O material assinado por Figueiredo não foi discutido nem recebeu parecer de outros pesquisadores, diferentemente do que costuma ocorrer. Em nota, a Associação dos Funcionários do Ipea (Afipea) afirmou que a divulgação desses dados constitui uma violação da legislação eleitoral, que proíbe a publicidade institucional nos 90 dias que antecedem as eleições. “Na tentativa de produzir efeitos e repercussão, o governo Federal utiliza-se da máquina estatal para a produção do que ‘aparenta ser’, na realidade, uma cara propaganda eleitoral. Custa o preço da democracia, do jogo limpo e do respeito às instituições”, criticou a entidade.
Os técnicos do Ipea entendem que não podem nem dar entrevistas no período eleitoral. Tradicionalmente, o intervalo é usado para a organização e sistematização de estudos e pesquisas, que passam a ser divulgados ao fim do embargo.
Para o especialista em direito econômico Rafael Brasil, o estudo é um paper resumido, que não aponta adequadamente a metodologia empregada e não tem transparência total nos dados apresentados. Assim, não pode ser utilizado como parâmetro absoluto para determinar se houve diminuição ou aumento da fome no país. “É sim interessante que mais estudos sejam desenvolvidos para se averiguar se houve ou não a diminuição da fome alegada, bem como suas causas. Mas não deve o Estado, especialmente em período eleitoral, divulgar tais estudos com fito eleitoreiro”, afirmou.

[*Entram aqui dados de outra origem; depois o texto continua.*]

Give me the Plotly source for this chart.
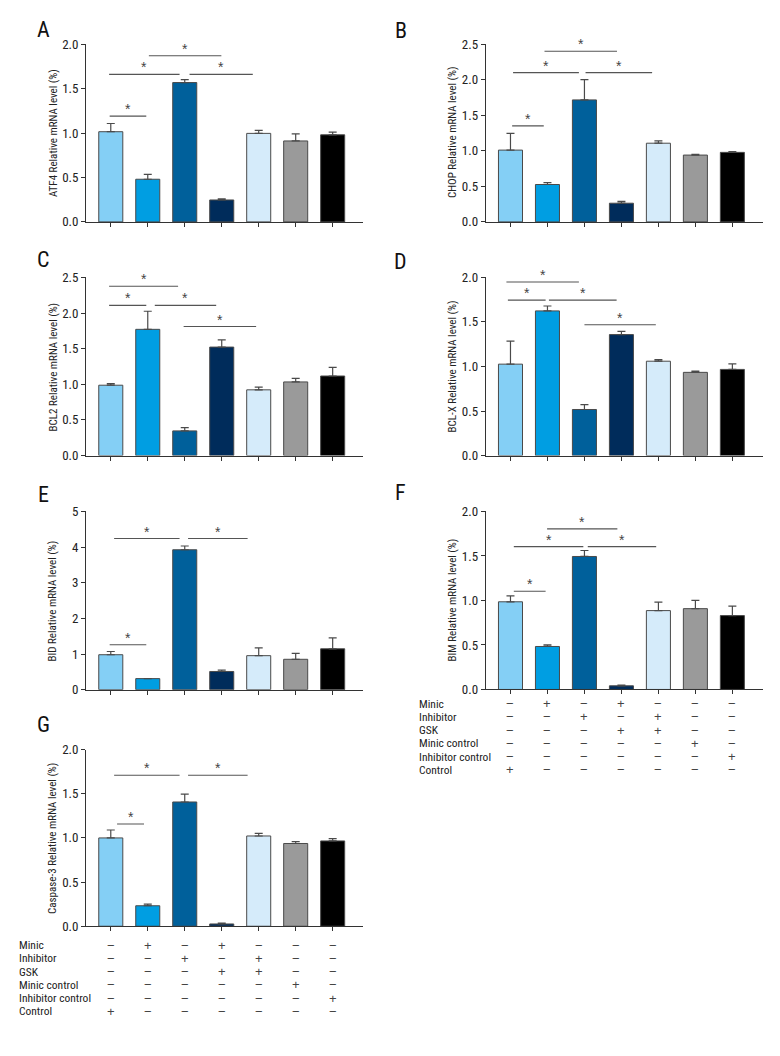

O especialista reforçou a necessidade de que o material seja mais bem explorado. “Especialmente porque a redução da fome deveria vir acompanhada, em minha análise, não exclusivamente da Ampliação do Programa Auxílio Brasil, mas também do fomento de outras políticas públicas de melhor desempenho econômico do Brasil que aqueceria a geração de emprego e renda”, acrescentou Rafael Brasil.
As projeções do presidente do Ipea também são divergentes. Em outro estudo, Figueiredo estimou que as famílias em situação de extrema pobreza serão 4% da população brasileira até o fim do ano. A taxa era de 5,1% em 2019, antes da pandemia. A previsão destoa da tendência apontada pelo Banco Mundial, citada no estudo inclusive, que aponta uma alta global de 15% em relação a 2019.